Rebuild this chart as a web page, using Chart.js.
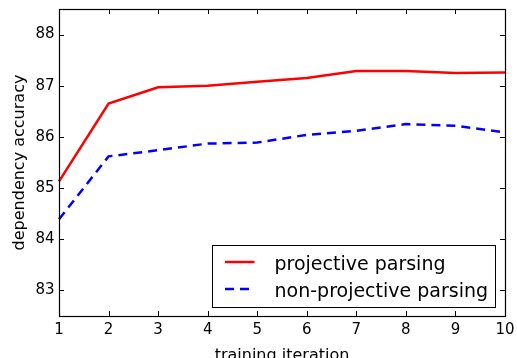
<!DOCTYPE html>
<html>
<head>
<meta charset="utf-8">
<script src="https://cdn.jsdelivr.net/npm/chart.js@4/dist/chart.umd.min.js"></script>
<style>
  html, body { margin: 0; padding: 0; background: #fff; }
  #wrap { width: 517px; height: 358px; }
</style>
</head>
<body>
<div id="wrap"><canvas id="chart"></canvas></div>
<script>
// données
const iterations = [1, 2, 3, 4, 5, 6, 7, 8, 9, 10];
const projective = [85.13, 86.65, 86.97, 87.0, 87.08, 87.15, 87.29, 87.29, 87.25, 87.26];
const nonProjective = [84.39, 85.62, 85.74, 85.87, 85.89, 86.04, 86.12, 86.25, 86.22, 86.09];
const yTicks = [83, 84, 85, 86, 87, 88];
const seriesNames = ['projective parsing', 'non-projective parsing'];

const FONT = 'DejaVu Sans';

// cadre + graduations vers l'intérieur sur les 4 côtés (style matplotlib)
const framePlugin = {
    id: 'frame',
    afterDraw(chart) {
        const { ctx, chartArea: a, scales } = chart;
        const len = 5;
        ctx.save();
        ctx.strokeStyle = '#000';
        ctx.lineWidth = 1;
        ctx.beginPath();
        scales.x.ticks.forEach((t, i) => {
            const px = Math.round(scales.x.getPixelForTick(i)) + 0.5;
            ctx.moveTo(px, a.bottom); ctx.lineTo(px, a.bottom - len);
            ctx.moveTo(px, a.top); ctx.lineTo(px, a.top + len);
        });
        scales.y.ticks.forEach(t => {
            const py = Math.round(scales.y.getPixelForValue(t.value)) + 0.5;
            ctx.moveTo(a.left, py); ctx.lineTo(a.left + len, py);
            ctx.moveTo(a.right, py); ctx.lineTo(a.right - len, py);
        });
        ctx.stroke();
        ctx.lineWidth = 1.2;
        ctx.strokeRect(Math.round(a.left) + 0.5, Math.round(a.top) + 0.5,
            Math.round(a.right - a.left), Math.round(a.bottom - a.top));

        // légende en bas à droite
        const w = 283, h = 62;
        const x0 = Math.round(a.right - 10 - w) + 0.5;
        const y0 = Math.round(a.bottom - 9 - h) + 0.5;
        ctx.fillStyle = '#fff';
        ctx.fillRect(x0, y0, w, h);
        ctx.lineWidth = 1;
        ctx.strokeRect(x0, y0, w, h);
        chart.data.datasets.forEach((ds, i) => {
            const yy = y0 + 16.5 + i * 27;
            ctx.beginPath();
            ctx.strokeStyle = ds.borderColor;
            ctx.lineWidth = ds.borderWidth;
            ctx.setLineDash(ds.borderDash || []);
            ctx.lineCap = 'butt';
            ctx.moveTo(x0 + 12.5, yy);
            ctx.lineTo(x0 + 42, yy);
            ctx.stroke();
            ctx.setLineDash([]);
            ctx.fillStyle = '#000';
            ctx.font = '19px "' + FONT + '"';
            ctx.textBaseline = 'alphabetic';
            ctx.textAlign = 'left';
            ctx.fillText(ds.label, x0 + 62, yy + 7.8);
        });
        ctx.restore();
    }
};

function noPad(scale) {
    scale.paddingTop = 0;
    scale.paddingBottom = 0;
    scale.paddingLeft = 0;
    scale.paddingRight = 0;
}

const ctx = document.getElementById('chart').getContext('2d');
new Chart(ctx, {
    type: 'line',
    data: {
        labels: iterations,
        datasets: [{
            label: seriesNames[0],
            data: projective,
            borderColor: '#ff0000',
            borderWidth: 2.5,
            pointRadius: 0,
            tension: 0,
            fill: false
        }, {
            label: seriesNames[1],
            data: nonProjective,
            borderColor: '#0000ff',
            borderWidth: 2.5,
            borderDash: [9, 6],
            pointRadius: 0,
            tension: 0,
            fill: false
        }]
    },
    options: {
        responsive: true,
        maintainAspectRatio: false,
        animation: false,
        layout: { padding: { top: 9, right: 12, left: 0, bottom: 0 } },
        plugins: { legend: { display: false }, tooltip: { enabled: false } },
        scales: {
            x: {
                type: 'category',
                offset: false,
                grid: { display: false, drawTicks: false },
                border: { display: false },
                ticks: { color: '#000', font: { family: FONT, size: 15 }, padding: 5, maxRotation: 0, autoSkip: false },
                title: {
                    display: true, text: 'training iteration', color: '#000',
                    font: { family: FONT, size: 16 }, padding: { top: 0, bottom: -7 }
                },
                afterFit(scale) { scale.height = 42; noPad(scale); }
            },
            y: {
                min: 82.5,
                max: 88.5,
                grid: { display: false, drawTicks: false },
                border: { display: false },
                ticks: { color: '#000', font: { family: FONT, size: 15 }, padding: 4.5 },
                afterBuildTicks(scale) { scale.ticks = yTicks.map(v => ({ value: v })); },
                title: {
                    display: true, text: 'dependency accuracy', color: '#000',
                    font: { family: FONT, size: 16 }, padding: { top: 10.4, bottom: 0 }
                },
                afterFit(scale) { scale.width = 59; noPad(scale); }
            }
        }
    },
    plugins: [framePlugin]
});
</script>
</body>
</html>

Written exercise. Quote, please, every line of the material above from its start through the line that has "const FONT = 'DejaVu Sans';", reproducing the words exactly and dropping any images.

Response to this task.
Rebuild this chart as a web page, using Chart.js.
<!DOCTYPE html>
<html>
<head>
<meta charset="utf-8">
<script src="https://cdn.jsdelivr.net/npm/chart.js@4/dist/chart.umd.min.js"></script>
<style>
  html, body { margin: 0; padding: 0; background: #fff; }
  #wrap { width: 517px; height: 358px; }
</style>
</head>
<body>
<div id="wrap"><canvas id="chart"></canvas></div>
<script>
// données
const iterations = [1, 2, 3, 4, 5, 6, 7, 8, 9, 10];
const projective = [85.13, 86.65, 86.97, 87.0, 87.08, 87.15, 87.29, 87.29, 87.25, 87.26];
const nonProjective = [84.39, 85.62, 85.74, 85.87, 85.89, 86.04, 86.12, 86.25, 86.22, 86.09];
const yTicks = [83, 84, 85, 86, 87, 88];
const seriesNames = ['projective parsing', 'non-projective parsing'];

const FONT = 'DejaVu Sans';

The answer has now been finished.